Roland DG has presented a prototype of its new 3D printer, which it says will be aimed at small and medium-sized companies.
The prototype uses alumina powder and new jetting technologies making it possible to create complex ceramic objects based on jetting binder material into alumina powder. It can currently produce objects up to 300x250x150mm.
Michel Van Vliet, general manager of Roland DG’s industrial business development unit, explained that the new technology produces fine details and the precision suitable not only for the decorative field, but also for manufacturing industry parts such as ceramic filter elements, valves or heat insulators.
Roland DG described its goal as being to explore the possibility of offering a small to mid-range 3D printer which supports materials capable of expanding the use of 3D printing technology for rapid manufacturing by small to mid-size companies.
Van Vliet said: "Showcasing this new addition to our core technology prior to the release of an actual product streamlines the R&D process, and will enable our company to release products precisely tailored to the needs of customers."

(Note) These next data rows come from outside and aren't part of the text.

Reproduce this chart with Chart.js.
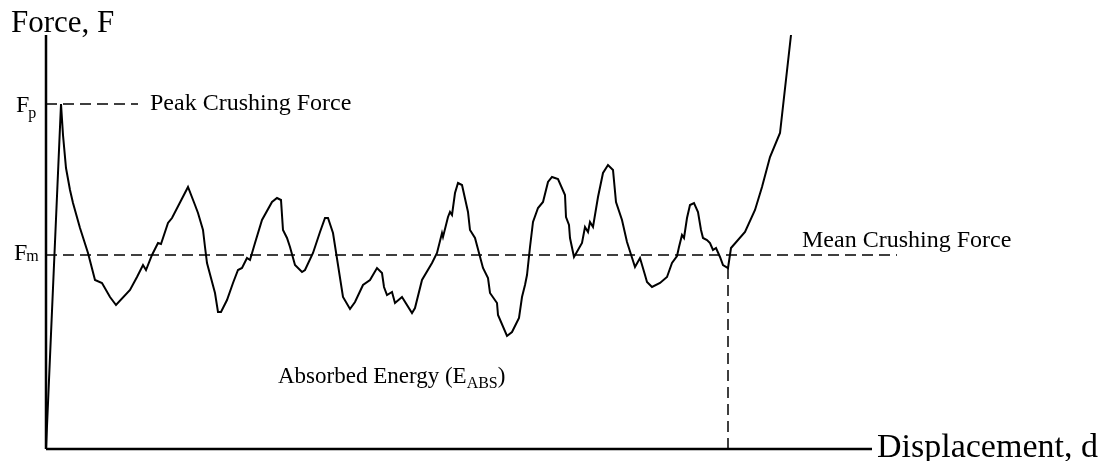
<!DOCTYPE html>
<html>
<head>
<meta charset="utf-8">
<title>Force - Displacement</title>
<script src="https://cdn.jsdelivr.net/npm/chart.js@4.4.1/dist/chart.umd.min.js"></script>
<style>
  html, body { margin: 0; padding: 0; background: #fff; }
  #wrap { width: 1106px; height: 461px; position: relative; }
</style>
</head>
<body>
<div id="wrap"><canvas id="crushChart"></canvas></div>
<script>
// Đường cong lực - chuyển vị (mm, kN)
const displacement = [
  0, 1.5, 1.7, 2.0, 2.4, 2.7, 3.4, 4.2, 4.9, 5.6, 6.4, 7.0, 8.4, 9.1, 9.7, 10.0, 10.6, 11.2, 11.5,
  12.2, 12.6, 14.2, 14.9, 15.2, 15.7, 15.9, 16.1, 16.9, 17.2, 17.5, 18.1, 18.7, 19.2,
  19.6, 20.1, 20.4, 20.9, 21.6, 22.6, 23.1, 23.5, 23.7, 24.1, 24.4, 24.9, 25.6, 25.9,
  26.7, 27.4, 27.9, 28.2, 28.7, 29.7, 30.4, 30.9, 31.7, 32.4, 33.1, 33.6, 33.8, 34.1,
  34.6, 34.9, 35.6, 36.6, 36.9, 37.6, 38.6, 39.1, 39.6, 39.7, 40.2, 40.4, 40.6, 40.9,
  41.2, 41.6, 42.2, 42.4, 42.9, 43.7, 44.2, 44.4, 45.1, 45.2, 46.1, 46.6, 47.3, 47.6,
  47.9, 48.1, 48.4, 48.7, 49.2, 49.7, 50.2, 50.6, 51.2, 51.9, 52.0, 52.3, 52.4, 52.8,
  53.6, 53.9, 54.2, 54.4, 54.7, 55.2, 55.7, 56.2, 56.7, 57.0, 57.6, 58.1, 58.9, 59.4,
  59.9, 60.1, 60.6, 61.4, 62.1, 62.6, 63.1, 63.3, 63.6, 63.8, 64.1, 64.4, 64.8, 65.2,
  65.5, 65.7, 66.1, 66.4, 66.7, 67.0, 67.4, 67.7, 68.2, 68.5, 69.9, 70.9, 71.6, 72.4,
  73.4, 74.5
];
const force = [
  0, 34.5, 31.4, 28.1, 25.9, 24.6, 22.1, 19.6, 16.9, 16.6, 15.2, 14.4, 15.9, 17.2, 18.4, 17.9, 19.4, 20.6, 20.5,
  22.6, 23.1, 26.2, 24.4, 23.6, 21.9, 20.2, 18.6, 15.6, 13.7, 13.7, 14.9, 16.6, 17.9,
  18.1, 19.1, 18.9, 20.6, 22.9, 24.7, 25.1, 24.9, 21.9, 21.1, 20.2, 18.4, 17.7, 17.9,
  19.6, 21.7, 23.1, 23.1, 21.6, 15.2, 14.0, 14.7, 16.4, 16.9, 18.1, 17.6, 16.2, 15.4,
  15.7, 14.6, 15.2, 13.6, 14.1, 16.9, 18.6, 19.6, 21.6, 21.2, 23.2, 23.7, 23.4, 25.6,
  26.6, 26.4, 23.7, 21.9, 21.1, 18.1, 17.1, 15.6, 14.6, 13.4, 11.3, 11.7, 13.1, 15.2,
  16.4, 17.4, 20.2, 22.7, 24.1, 24.7, 26.7, 27.2, 27.0, 25.4, 23.2, 22.4, 21.1, 19.2,
  20.6, 22.2, 21.7, 22.7, 22.2, 25.2, 27.6, 28.4, 27.9, 24.7, 22.9, 20.7, 18.2, 19.1,
  17.4, 16.7, 16.2, 16.6, 17.2, 18.6, 19.3, 20.2, 21.4, 21.1, 23.1, 24.4, 24.6, 23.7,
  21.9, 21.1, 20.9, 20.6, 19.9, 20.1, 19.2, 18.4, 18.1, 20.1, 21.7, 23.9, 26.2, 29.2,
  31.6, 41.4
];

// Các mốc đặc trưng
const peakForce = 34.5;       // Fp
const meanForce = 19.4;       // Fm
const crushEnd = 68.2;        // chuyển vị kết thúc nghiền
const axisMaxX = 82.6;
const axisMaxY = 41.4;
const peakLineEnd = 9.2;
const meanLineEnd = 85.1;

document.addEventListener('DOMContentLoaded', function() {
  const curve = displacement.map((d, i) => ({ x: d, y: force[i] }));
  const serif = '"Liberation Serif", "Times New Roman", serif';
  const dash = [11, 6];

  // Hàm vẽ các nhãn chữ
  const labelPlugin = {
    id: 'labelPlugin',
    afterDraw(chart) {
      const ctx = chart.ctx;
      const xs = chart.scales.x;
      const ys = chart.scales.y;
      const px = v => xs.getPixelForValue(v);
      const py = v => ys.getPixelForValue(v);

      function text(str, x, y, size) {
        ctx.font = size + 'px ' + serif;
        ctx.fillText(str, x, y);
        return x + ctx.measureText(str).width;
      }

      ctx.save();
      ctx.fillStyle = '#000';
      ctx.textBaseline = 'alphabetic';
      ctx.textAlign = 'left';

      text('Force, F', px(-3.5), py(41.7), 31);
      text('Displacement, d', px(83.1), py(-0.8), 34);
      text('Peak Crushing Force', px(10.4), py(33.9), 24);
      text('Mean Crushing Force', px(75.6), py(20.2), 24);

      // Fp
      let e = text('F', px(-3.0), py(33.7), 24);
      text('p', e - 1, py(33.1), 16);
      // Fm
      e = text('F', px(-3.2), py(18.9), 24);
      text('m', e - 1, py(18.8), 16);

      // Absorbed Energy (E_ABS)
      e = text('Absorbed Energy (E', px(23.2), py(6.6), 23);
      e = text('ABS', e, py(6.1), 16);
      text(')', e, py(6.6), 23);

      ctx.restore();
    }
  };

  new Chart(document.getElementById('crushChart'), {
    type: 'line',
    data: {
      datasets: [
        {
          label: 'Force',
          data: curve,
          borderColor: '#000',
          borderWidth: 2,
          pointRadius: 0,
          tension: 0
        },
        {
          label: 'y axis',
          data: [{ x: 0, y: 0 }, { x: 0, y: axisMaxY }],
          borderColor: '#000',
          borderWidth: 2.5,
          pointRadius: 0
        },
        {
          label: 'x axis',
          data: [{ x: 0, y: 0 }, { x: axisMaxX, y: 0 }],
          borderColor: '#000',
          borderWidth: 2.5,
          pointRadius: 0
        },
        {
          label: 'Peak',
          data: [{ x: 0, y: peakForce }, { x: peakLineEnd, y: peakForce }],
          borderColor: '#000',
          borderWidth: 1.5,
          borderDash: dash,
          pointRadius: 0
        },
        {
          label: 'Mean',
          data: [{ x: 0, y: meanForce }, { x: meanLineEnd, y: meanForce }],
          borderColor: '#000',
          borderWidth: 1.5,
          borderDash: dash,
          pointRadius: 0
        },
        {
          label: 'End',
          data: [{ x: crushEnd, y: 0 }, { x: crushEnd, y: 18.1 }],
          borderColor: '#000',
          borderWidth: 1.5,
          borderDash: dash,
          pointRadius: 0
        }
      ]
    },
    options: {
      responsive: true,
      maintainAspectRatio: false,
      animation: false,
      layout: { padding: 0 },
      plugins: {
        legend: { display: false },
        tooltip: { enabled: false }
      },
      scales: {
        x: { type: 'linear', min: -4.6, max: 106, display: false },
        y: { type: 'linear', min: -1.2, max: 44.9, display: false }
      }
    },
    plugins: [labelPlugin]
  });
});
</script>
</body>
</html>
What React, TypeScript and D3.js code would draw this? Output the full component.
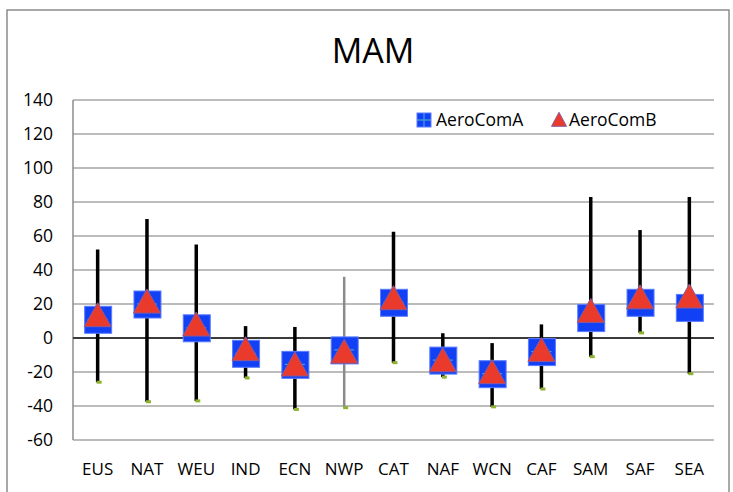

"Addressing market demands and delivering complete solutions has always been a strategic goal of the company. Now, we can take the product development process to the next step by providing the opportunity for the public to influence our next product by listening to their feedback."
This will be Roland’s second announcement into the 3D market, following the release of its ARM-10 more than two years ago, but the company said this machine will target a “completely different market.”
The machine drops jets onto a bed of alumina powder and uses a water-based binder to layer the object being created.
After printing, the object is dried in an oven for around an hour, before it goes through a conventional 24-hour sintering process, which involves a heating and cooling sequence.
Van Vliet said to PrintWeek: “The traditional process of developing a product is you bring the product to market when it is ready. We are working on products and want to test the market and see what is the real interest and identify the real customer."
“We know everything about large-format and UV printing but 3D is a different world and one of the reasons we did not release it earlier is we wanted to get it to manufacturing requirements."
Van Vliet said the technology has been in development for around 18 months and the machine will change drastically between now and when it is due for release, but stressed that it will be constantly tweaked in line with developments in 3D.